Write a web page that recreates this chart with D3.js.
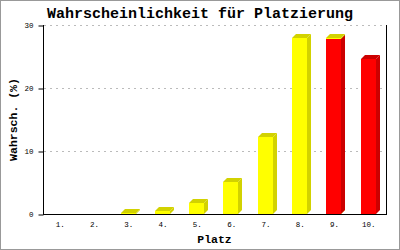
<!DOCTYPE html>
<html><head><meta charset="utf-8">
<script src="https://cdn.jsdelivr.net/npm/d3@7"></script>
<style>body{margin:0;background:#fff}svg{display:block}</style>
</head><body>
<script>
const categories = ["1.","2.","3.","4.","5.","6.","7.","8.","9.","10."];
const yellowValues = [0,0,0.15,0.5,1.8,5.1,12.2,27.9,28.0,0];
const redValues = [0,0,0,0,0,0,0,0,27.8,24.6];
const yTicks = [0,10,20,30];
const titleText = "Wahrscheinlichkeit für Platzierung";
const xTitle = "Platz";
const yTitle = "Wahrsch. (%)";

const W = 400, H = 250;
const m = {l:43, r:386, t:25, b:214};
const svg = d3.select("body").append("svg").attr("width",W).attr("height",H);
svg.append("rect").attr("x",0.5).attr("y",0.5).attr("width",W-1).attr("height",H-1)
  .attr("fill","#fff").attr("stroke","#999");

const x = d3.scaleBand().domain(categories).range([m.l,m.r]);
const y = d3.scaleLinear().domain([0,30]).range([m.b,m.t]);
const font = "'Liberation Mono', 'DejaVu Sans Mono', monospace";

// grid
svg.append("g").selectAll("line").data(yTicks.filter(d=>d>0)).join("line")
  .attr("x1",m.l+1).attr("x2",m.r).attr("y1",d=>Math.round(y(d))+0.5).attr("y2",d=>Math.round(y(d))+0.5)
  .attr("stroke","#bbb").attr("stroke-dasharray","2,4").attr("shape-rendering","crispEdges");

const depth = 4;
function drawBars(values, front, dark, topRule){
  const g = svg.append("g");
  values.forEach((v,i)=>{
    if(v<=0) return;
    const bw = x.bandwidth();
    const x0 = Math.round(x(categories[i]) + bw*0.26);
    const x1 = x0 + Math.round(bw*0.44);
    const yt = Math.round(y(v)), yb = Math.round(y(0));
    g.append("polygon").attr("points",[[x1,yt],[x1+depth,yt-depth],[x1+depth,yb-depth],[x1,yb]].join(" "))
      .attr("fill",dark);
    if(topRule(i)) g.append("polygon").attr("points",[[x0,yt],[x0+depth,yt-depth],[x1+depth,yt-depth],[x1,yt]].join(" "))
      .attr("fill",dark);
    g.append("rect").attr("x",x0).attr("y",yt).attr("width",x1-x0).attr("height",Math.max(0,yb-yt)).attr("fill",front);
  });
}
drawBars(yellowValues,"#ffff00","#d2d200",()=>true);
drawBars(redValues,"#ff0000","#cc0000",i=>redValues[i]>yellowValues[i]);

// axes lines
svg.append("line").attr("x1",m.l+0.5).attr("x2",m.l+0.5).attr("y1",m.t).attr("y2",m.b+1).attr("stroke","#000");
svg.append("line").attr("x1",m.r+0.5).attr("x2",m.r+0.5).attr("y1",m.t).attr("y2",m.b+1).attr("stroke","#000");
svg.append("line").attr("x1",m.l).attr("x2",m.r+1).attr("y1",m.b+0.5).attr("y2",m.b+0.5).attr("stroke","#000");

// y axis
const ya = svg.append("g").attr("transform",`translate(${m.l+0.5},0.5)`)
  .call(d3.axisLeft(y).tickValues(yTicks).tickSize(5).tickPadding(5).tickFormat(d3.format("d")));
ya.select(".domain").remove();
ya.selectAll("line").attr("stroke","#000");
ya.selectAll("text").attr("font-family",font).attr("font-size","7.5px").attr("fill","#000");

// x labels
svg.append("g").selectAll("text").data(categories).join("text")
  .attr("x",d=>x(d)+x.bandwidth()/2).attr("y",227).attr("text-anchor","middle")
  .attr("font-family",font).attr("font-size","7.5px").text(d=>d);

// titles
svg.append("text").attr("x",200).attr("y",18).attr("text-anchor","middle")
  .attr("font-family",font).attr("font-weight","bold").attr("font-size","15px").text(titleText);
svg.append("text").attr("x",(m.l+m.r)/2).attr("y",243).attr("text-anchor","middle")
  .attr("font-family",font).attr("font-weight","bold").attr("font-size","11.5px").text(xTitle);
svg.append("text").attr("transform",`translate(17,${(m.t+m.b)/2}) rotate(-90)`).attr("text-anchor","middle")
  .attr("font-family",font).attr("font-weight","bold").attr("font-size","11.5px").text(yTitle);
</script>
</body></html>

※

Starting at the first line of the material, output exactly the lines up to and including the one with "Mono', 'DejaVu Sans". Do not include the pictures.

Write a web page that recreates this chart with D3.js.
<!DOCTYPE html>
<html><head><meta charset="utf-8">
<script src="https://cdn.jsdelivr.net/npm/d3@7"></script>
<style>body{margin:0;background:#fff}svg{display:block}</style>
</head><body>
<script>
const categories = ["1.","2.","3.","4.","5.","6.","7.","8.","9.","10."];
const yellowValues = [0,0,0.15,0.5,1.8,5.1,12.2,27.9,28.0,0];
const redValues = [0,0,0,0,0,0,0,0,27.8,24.6];
const yTicks = [0,10,20,30];
const titleText = "Wahrscheinlichkeit für Platzierung";
const xTitle = "Platz";
const yTitle = "Wahrsch. (%)";

const W = 400, H = 250;
const m = {l:43, r:386, t:25, b:214};
const svg = d3.select("body").append("svg").attr("width",W).attr("height",H);
svg.append("rect").attr("x",0.5).attr("y",0.5).attr("width",W-1).attr("height",H-1)
  .attr("fill","#fff").attr("stroke","#999");

const x = d3.scaleBand().domain(categories).range([m.l,m.r]);
const y = d3.scaleLinear().domain([0,30]).range([m.b,m.t]);
const font = "'Liberation Mono', 'DejaVu Sans Mono', monospace";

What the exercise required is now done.